One might pass through an alley they have walked all their life to find themselves on a dark and unknown boulevard. Night has fallen, the lamps are unlit, and something howls to challenge a moon which should not be. And nowhere is the sign of the Queen.

And no time period planned for, feared and yes, even celebrated death more than the Victorian age.    With that said, here are ten fascinating facts about death in the Victorian era. #dying #dead

Some Incursions

They are/were/will be many. These are but a few notables.

Most famous in recent memory was the Night of Seventy Seven Houses, when delegates from no less than seven other Ouroboroses arrived amid great confusion to an important council vote. Remarkably, all had arrived to address the same issue, but their methods of addressing the epidemic of lotus eaters varied wildly (this is why dancing in pleasure houses has been criminalized and the lotus eaters themselves have gained a permanent council seat). Equally remarkable were the level heads of the house representatives, leading to a uniquely bloodless incursion. Surely none will forget the dauntless rhetoric of Reverend Mother Pazuzu Juvenile, though all have forgotten whether she has ever existed in our Ouroboros. Either way, she and her house are here to stay.

Perhaps the most bloody incursion in recorded history was the Battle of the Nine Day Noon, where the sun's progress halted at its zenith and remained there for more than a week.

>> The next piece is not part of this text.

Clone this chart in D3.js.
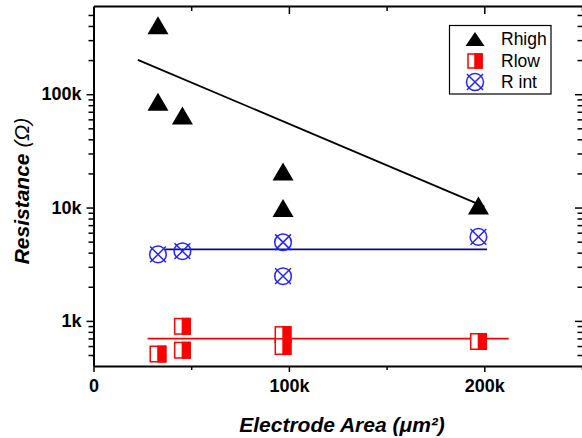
<!DOCTYPE html>
<html>
<head>
<meta charset="utf-8">
<script src="https://cdn.jsdelivr.net/npm/d3@7"></script>
<style>
    body { margin: 0; background: #fff; }
    svg { display: block; font-family: "Liberation Sans", Arial, sans-serif; }
</style>
</head>
<body>
<div class="chart"></div>
<script>
// Rhigh (black triangles)
const rhighArea = [33000, 33000, 45500, 97000, 97000, 197000];
const rhighVal = [405000, 86000, 65000, 20800, 9900, 10400];

// Rlow (red half-filled squares)
const rlowArea = [33000, 45500, 45500, 97000, 97000, 197000];
const rlowVal = [510, 896, 551, 757, 594, 658];

// R int (blue crossed circles)
const rintArea = [33000, 45500, 97000, 97000, 197000];
const rintVal = [3860, 4120, 4940, 2480, 5510];

// fit lines (end points)
const highFitArea = [22700, 200000];
const highFitVal = [201000, 10200];
const lowFitArea = [27700, 212500];
const lowFitVal = [698, 698];
const intFitArea = [36700, 201400];
const intFitVal = [4270, 4270];

// axis ticks
const xMajorTicks = [0, 100000, 200000];
const xMinorTicks = [50000, 150000, 250000];
const xTickLabels = ["0", "100k", "200k"];
const yMajorTicks = [1000, 10000, 100000];
const yTickLabels = ["1k", "10k", "100k"];
const yMinorTicks = [500, 600, 700, 800, 900,
    2000, 3000, 4000, 5000, 6000, 7000, 8000, 9000,
    20000, 30000, 40000, 50000, 60000, 70000, 80000, 90000,
    200000, 300000, 400000, 500000];

const legendNames = ["Rhigh", "Rlow", "R int"];

const W = 582, H = 438;
const plotLeft = 93.5, plotRight = 582, plotTop = 6, plotBottom = 366;

const svg = d3.select(".chart").append("svg")
    .attr("width", W)
    .attr("height", H);

const x = d3.scaleLinear().domain([0, 250000]).range([plotLeft, plotRight]);
const y = d3.scaleLog().domain([400, 600000]).range([plotBottom, plotTop]);

const red = "#ff0000", blue = "#2424ff", navy = "#0c0c80";

// --- axes ---
function styleAxis(g) {
    g.selectAll("path").attr("stroke", "#000").attr("stroke-width", 2);
    g.selectAll("line").attr("stroke", "#000").attr("stroke-width", 1.5);
    g.selectAll("text")
        .attr("fill", "#000")
        .style("font-size", "18px")
        .style("font-weight", "bold")
        .style("font-family", "'Liberation Sans', Arial, sans-serif");
}

// bottom
svg.append("g")
    .attr("transform", `translate(0,${plotBottom})`)
    .call(d3.axisBottom(x).tickValues(xMinorTicks).tickSize(4).tickSizeOuter(0).tickFormat(""))
    .call(styleAxis);
svg.append("g")
    .attr("transform", `translate(0,${plotBottom})`)
    .call(d3.axisBottom(x).tickValues(xMajorTicks).tickSize(6).tickPadding(7).tickSizeOuter(0)
        .tickFormat((d, i) => xTickLabels[i]))
    .call(styleAxis)
    .call(g => g.select(".domain").remove());

// top
svg.append("g")
    .attr("transform", `translate(0,${plotTop})`)
    .call(d3.axisTop(x).tickValues(xMinorTicks).tickSize(-5).tickSizeOuter(0).tickFormat(""))
    .call(styleAxis);
svg.append("g")
    .attr("transform", `translate(0,${plotTop})`)
    .call(d3.axisTop(x).tickValues(xMajorTicks.slice(1)).tickSize(-8).tickSizeOuter(0).tickFormat(""))
    .call(styleAxis)
    .call(g => g.select(".domain").remove());

// left
svg.append("g")
    .attr("transform", `translate(${plotLeft},0)`)
    .call(d3.axisLeft(y).tickValues(yMinorTicks).tickSize(5).tickSizeOuter(0).tickFormat(""))
    .call(styleAxis);
svg.append("g")
    .attr("transform", `translate(${plotLeft},0)`)
    .call(d3.axisLeft(y).tickValues(yMajorTicks).tickSize(7).tickPadding(5).tickSizeOuter(0)
        .tickFormat((d, i) => yTickLabels[i]))
    .call(styleAxis)
    .call(g => g.select(".domain").remove());

// right (ticks only, pointing inward)
svg.append("g")
    .attr("transform", `translate(${plotRight},0)`)
    .call(d3.axisRight(y).tickValues(yMinorTicks).tickSize(-4.5).tickSizeOuter(0).tickFormat(""))
    .call(styleAxis)
    .call(g => g.select(".domain").remove());
svg.append("g")
    .attr("transform", `translate(${plotRight},0)`)
    .call(d3.axisRight(y).tickValues(yMajorTicks).tickSize(-7).tickSizeOuter(0).tickFormat(""))
    .call(styleAxis)
    .call(g => g.select(".domain").remove());

// --- fit lines ---
const line = d3.line().x(d => x(d[0])).y(d => y(d[1]));

svg.append("path")
    .datum(d3.zip(highFitArea, highFitVal))
    .attr("fill", "none").attr("stroke", "#000").attr("stroke-width", 1.8)
    .attr("d", line);
svg.append("path")
    .datum(d3.zip(intFitArea, intFitVal))
    .attr("fill", "none").attr("stroke", navy).attr("stroke-width", 1.8)
    .attr("d", line);
svg.append("path")
    .datum(d3.zip(lowFitArea, lowFitVal))
    .attr("fill", "none").attr("stroke", red).attr("stroke-width", 1.8)
    .attr("d", line);

// --- marker drawers ---
function drawTriangle(g, w, h) {
    g.append("path")
        .attr("d", `M0,${-h / 2}L${w / 2},${h / 2}L${-w / 2},${h / 2}Z`)
        .attr("fill", "#000");
}

function drawHalfSquare(g, s) {
    g.append("rect")
        .attr("x", -s / 2).attr("y", -s / 2).attr("width", s).attr("height", s)
        .attr("fill", "#fff").attr("stroke", red).attr("stroke-width", 1.5);
    g.append("rect")
        .attr("x", 0).attr("y", -s / 2).attr("width", s / 2).attr("height", s)
        .attr("fill", red).attr("stroke", red).attr("stroke-width", 1.5);
}

function drawCrossCircle(g, r) {
    const k = r * 0.95;
    g.append("circle")
        .attr("r", r).attr("fill", "none").attr("stroke", blue).attr("stroke-width", 1.5);
    g.append("path")
        .attr("d", `M${-k},${-k}L${k},${k}M${k},${-k}L${-k},${k}`)
        .attr("stroke", blue).attr("stroke-width", 1.5);
}

// --- points ---
svg.selectAll(".rint")
    .data(d3.zip(rintArea, rintVal))
    .enter().append("g")
    .attr("class", "rint")
    .attr("transform", d => `translate(${x(d[0])},${y(d[1])})`)
    .each(function() { drawCrossCircle(d3.select(this), 8.3); });

svg.selectAll(".rlow")
    .data(d3.zip(rlowArea, rlowVal))
    .enter().append("g")
    .attr("class", "rlow")
    .attr("transform", d => `translate(${x(d[0])},${y(d[1])})`)
    .each(function() { drawHalfSquare(d3.select(this), 15.5); });

svg.selectAll(".rhigh")
    .data(d3.zip(rhighArea, rhighVal))
    .enter().append("g")
    .attr("class", "rhigh")
    .attr("transform", d => `translate(${x(d[0])},${y(d[1])})`)
    .each(function() { drawTriangle(d3.select(this), 21, 18); });

// --- legend ---
const legend = svg.append("g");
legend.append("rect")
    .attr("x", 449.5).attr("y", 25.5).attr("width", 101.5).attr("height", 68.5)
    .attr("fill", "#fff").attr("stroke", "#000").attr("stroke-width", 1.2);

const legendY = [39, 61, 82];
const drawers = [
    g => drawTriangle(g, 19, 14),
    g => drawHalfSquare(g, 14),
    g => drawCrossCircle(g, 8.5)
];
legendNames.forEach((name, i) => {
    const g = legend.append("g").attr("transform", `translate(475,${legendY[i]})`);
    drawers[i](g);
    legend.append("text")
        .attr("x", 501)
        .attr("y", legendY[i] + 6)
        .style("font-size", "17.5px")
        .attr("fill", "#000")
        .text(name);
});

// --- axis titles ---
svg.append("text")
    .attr("x", 342)
    .attr("y", 432)
    .attr("text-anchor", "middle")
    .style("font-size", "21px")
    .style("font-weight", "bold")
    .style("font-style", "italic")
    .text("Electrode Area (μm²)");

const yTitle = svg.append("text")
    .attr("transform", "translate(29,191) rotate(-90)")
    .attr("text-anchor", "middle")
    .style("font-size", "21px")
    .style("font-style", "italic");
yTitle.append("tspan").style("font-weight", "bold").text("Resistance");
yTitle.append("tspan").style("font-weight", "normal").text(" (Ω)");
</script>
</body>
</html>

This coincided with the spontaneous appearance of an invading castrati army with unrecognizable heraldry in the Plaza of Green Glass. This deadly force seized most of the city before Dominatrix Botfly was able to reassert control. How she accomplished this has been forgotten, but it is remembered that her house rose to great prominence after this tragedy.

And maybe strangest of all was the unnoticed invasion of identical dopplegangers of every man, woman, child, and dog in the city. Not only was this a large scale incursion, but more curious was that none of these dopplegangers seemed to have any memories or notion of which Ouroboros they had come from. Most of them were put down by the castrati, but they couldn't have gotten all of them.

German artist and graphic designer Max Strasser has delved into the murky world of Victorian crime to create a series of portraits.  The Identity in Transit exhibition, which opens next year, will feature interpretations of 19th-century police mugshots, recreated in paint or screenprints by Strasser, who works under the name MAST.
Max Strasser

Street Encounters 3

1
They look like you, but lifeless and bloody and torn and entirely nude. A small crowd has gathered, but none of them seem to notice you; neither do the castrati cordoning off the area.
2
A creeping man pushes a cart of bodies, he is not an undertaker, he beseeches onlookers in a creaking voice to tell him where more of the fruit may be found. Why do the bodies writhe so?
3
A woman walking ahead of you freezes and drops her vase, screams, then turns and walks somberly into an alleyway, vanishing into thin air as she crosses some invisible border.
4
Boys handing out broadsheets, proclaiming the end of a war, you are named as saviors of the city, "the king" will honor you at a great festival on the next new moon.
5
An inviting melancholy flute tune, always just around the corner, you want so badly to follow it, any moment now your body will take off running to chase down the sound.
6
A beggar squats at the mouth of a storm drain, but they have no alms cup, their form hidden beneath a formless robe, look closely and you can see their tongue flick out, scenting the air.
7
The last eight corners you've turned lead you back to here, but every time there are less people in the street.
8
Troglodytes seize the street in a storm of bloodshed, taking hostages of the lame, sacrificing the beautiful, doing battle with the castrati coming down the lane.
9
A wrong turn leads you down a broad deserted boulevard you've never seen, the way back is lost, two moons hang over head but the sky is empty of stars, nothing moves in this quiet place.
10
You turn left into nightmare. Bleeding eyes peer from the soft skin of every building, and inhuman shapes skulk quickly into the darkness to await your moment of weakness. Who can say how long this terrible night will last.

helicopter girlfriend

The Question of the Queen

There is a doubt nagging at the mind of every citizen: where did the Queen come from?

Is hers an ancient bloodline of this world, as she claims, or is it from some Other Ouroboros?

Could she be from an enemy iteration, planted to bring us down from within? Are her decrees all designed to soften us for a killing blow?

Or is the Queen a memory of our Ouroboros as it was, and not as it is? Has she faded from reality into legend? Here are the Queen's men, but when was her last public appearance?